The Plan of Nashville: Avenues to a Great City
The Plan of Nashville is a community-based vision of how the urban core of Nashville should look and work in the 21st century. The purpose is to help the central city hold its place in civic life. Since Nashville assumed a metropolitan form of government--merging city and county--there have been almost a hundred plans that dealt with some aspect of the center city.
This plan is different. The Plan was conceived and orchestrated by the Nashville Civic Design Center, which is committed to the practice of urban design. This three-dimensional discipline integrates streets and buildings, land use, and transportation--a new approach for Nashville.
As a private non-profit, the Design Center listens with independent ears and speaks with an independent voice. Previous plans by Metro government departments and their consultants were constrained by politics and patronage, available funding, or the need to solve specific problems.
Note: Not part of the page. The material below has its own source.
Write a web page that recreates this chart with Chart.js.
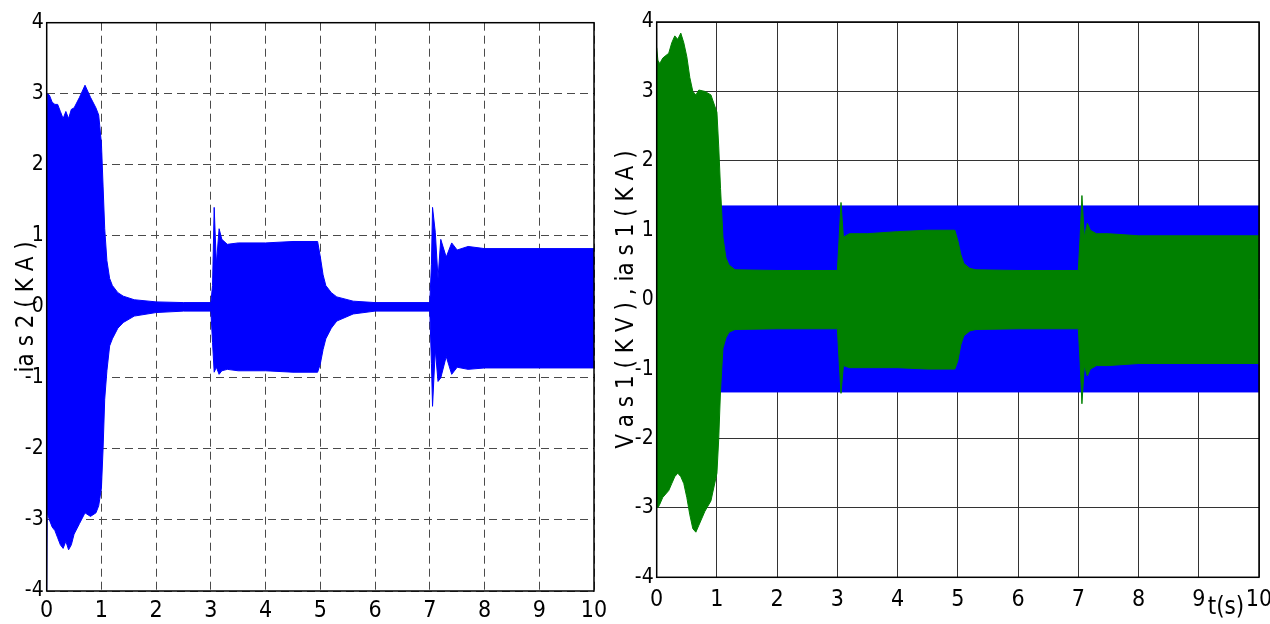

Another significant difference from previous plans is the area of study. The Plan of Nashville is not an island bound by the noose of the interstate loop. The Plan integrates downtown with the areas that frame it via the spoke roads that are the historic entries into downtown.
Rather than taking a top-down approach, the design center organized the process of listening to the community. Over 400 citizens attended a series of workshops in downtown and the surrounding neighborhoods to express their opinions and draw their dreams. The center's staff translated the results into a series of maps and illustrations, with explanatory text--that articulate a three-dimensional vision for the city that will serve as a litmus test for current and future development.